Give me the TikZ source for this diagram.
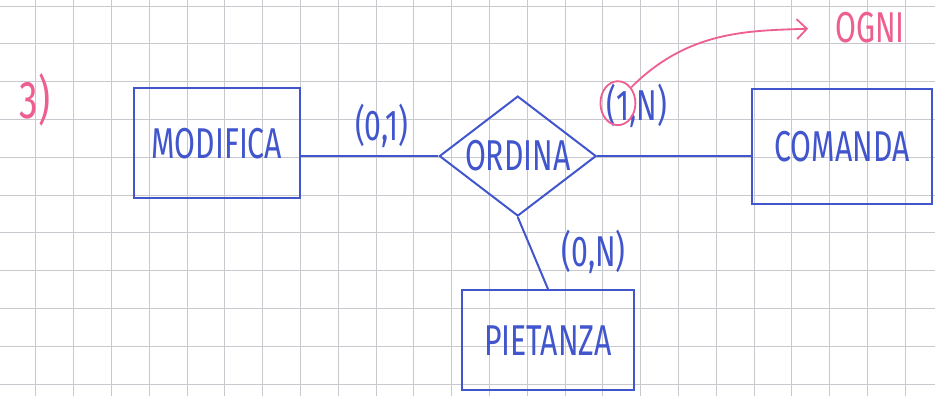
\documentclass[tikz,border=0pt]{standalone}
\usepackage{fontspec}
\newfontfamily\penna[FakeStretch=0.7]{Fira Sans}
\usetikzlibrary{shapes.geometric,arrows.meta}
\definecolor{penblu}{RGB}{65,85,205}
\definecolor{penrosa}{RGB}{238,95,145}
\definecolor{quadretti}{RGB}{200,200,206}

\begin{document}
\begin{tikzpicture}[x=0.8cm,y=0.8cm,
	entita/.style={draw=penblu,rectangle,line width=1.2pt,text=penblu,font=\penna\fontsize{26}{28}\selectfont},
	relazione/.style={draw=penblu,diamond,shape aspect=1.3,inner sep=0pt,line width=1.2pt,text=penblu,font=\penna\fontsize{26}{28}\selectfont},
	card/.style={text=penblu,font=\penna\fontsize{26}{28}\selectfont},
	linea/.style={draw=penblu,line width=1.2pt},
	rosa/.style={penrosa,line width=1.1pt}]
\fill[white] (0,0) rectangle (24.74,10.48);
\useasboundingbox (0,0) rectangle (24.74,10.48);
% quadretti del foglio
\foreach \x in {0,...,23}
	\draw[quadretti,line width=0.5pt] (0.95+\x,0) -- (0.95+\x,10.48);
\foreach \y in {0,...,10}
	\draw[quadretti,line width=0.5pt] (0,0.32+\y) -- (24.74,0.32+\y);

\node[text=penrosa,font=\penna\fontsize{32}{34}\selectfont] (es) at (0.93,7.83) {3)};

% entita e relazione
\node[entita,minimum width=3.5cm,minimum height=2.33cm] (modifica) at (5.74,6.69) {MODIFICA};
\node[relazione,minimum width=3.32cm,minimum height=2.54cm] (ordina) at (13.7,6.35) {ORDINA};
\node[entita,minimum width=3.81cm,minimum height=2.43cm] (comanda) at (22.28,6.61) {COMANDA};
\node[entita,minimum width=3.66cm,minimum height=2.12cm] (pietanza) at (14.5,1.48) {PIETANZA};

\draw[linea] (ordina.west) -- (ordina.west -| modifica.east);
\draw[linea] (ordina.east) -- (ordina.east -| comanda.west);
\draw[linea] (ordina.south) -- (pietanza.north);

% cardinalita
\node[card] (c01) at (10.1,7.14) {(0,1)};
\node[card] (c1n) at (16.85,7.67) {(1,N)};
\node[card] (c0n) at (15.71,3.81) {(0,N)};

% nota in rosa
\node[draw=penrosa,ellipse,line width=1.1pt,minimum width=0.74cm,minimum height=0.93cm] (cerchio) at (16.35,7.75) {};
\node[text=penrosa,font=\penna\fontsize{26}{28}\selectfont] (ogni) at (23.02,9.74) {OGNI};
\draw[rosa,-{Straight Barb[length=6pt,width=12pt]},shorten >=0.45cm] (cerchio.50) to[out=45,in=182] (ogni.west);
\end{tikzpicture}
\end{document}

■ ■ ■

Written exercise: Transcribe the full listing character for character. Pictures are excluded.

Written solution:
Give me the TikZ source for this diagram.
\documentclass[tikz,border=0pt]{standalone}
\usepackage{fontspec}
\newfontfamily\penna[FakeStretch=0.7]{Fira Sans}
\usetikzlibrary{shapes.geometric,arrows.meta}
\definecolor{penblu}{RGB}{65,85,205}
\definecolor{penrosa}{RGB}{238,95,145}
\definecolor{quadretti}{RGB}{200,200,206}

\begin{document}
\begin{tikzpicture}[x=0.8cm,y=0.8cm,
	entita/.style={draw=penblu,rectangle,line width=1.2pt,text=penblu,font=\penna\fontsize{26}{28}\selectfont},
	relazione/.style={draw=penblu,diamond,shape aspect=1.3,inner sep=0pt,line width=1.2pt,text=penblu,font=\penna\fontsize{26}{28}\selectfont},
	card/.style={text=penblu,font=\penna\fontsize{26}{28}\selectfont},
	linea/.style={draw=penblu,line width=1.2pt},
	rosa/.style={penrosa,line width=1.1pt}]
\fill[white] (0,0) rectangle (24.74,10.48);
\useasboundingbox (0,0) rectangle (24.74,10.48);
% quadretti del foglio
\foreach \x in {0,...,23}
	\draw[quadretti,line width=0.5pt] (0.95+\x,0) -- (0.95+\x,10.48);
\foreach \y in {0,...,10}
	\draw[quadretti,line width=0.5pt] (0,0.32+\y) -- (24.74,0.32+\y);

\node[text=penrosa,font=\penna\fontsize{32}{34}\selectfont] (es) at (0.93,7.83) {3)};

% entita e relazione
\node[entita,minimum width=3.5cm,minimum height=2.33cm] (modifica) at (5.74,6.69) {MODIFICA};
\node[relazione,minimum width=3.32cm,minimum height=2.54cm] (ordina) at (13.7,6.35) {ORDINA};
\node[entita,minimum width=3.81cm,minimum height=2.43cm] (comanda) at (22.28,6.61) {COMANDA};
\node[entita,minimum width=3.66cm,minimum height=2.12cm] (pietanza) at (14.5,1.48) {PIETANZA};

\draw[linea] (ordina.west) -- (ordina.west -| modifica.east);
\draw[linea] (ordina.east) -- (ordina.east -| comanda.west);
\draw[linea] (ordina.south) -- (pietanza.north);

% cardinalita
\node[card] (c01) at (10.1,7.14) {(0,1)};
\node[card] (c1n) at (16.85,7.67) {(1,N)};
\node[card] (c0n) at (15.71,3.81) {(0,N)};

% nota in rosa
\node[draw=penrosa,ellipse,line width=1.1pt,minimum width=0.74cm,minimum height=0.93cm] (cerchio) at (16.35,7.75) {};
\node[text=penrosa,font=\penna\fontsize{26}{28}\selectfont] (ogni) at (23.02,9.74) {OGNI};
\draw[rosa,-{Straight Barb[length=6pt,width=12pt]},shorten >=0.45cm] (cerchio.50) to[out=45,in=182] (ogni.west);
\end{tikzpicture}
\end{document}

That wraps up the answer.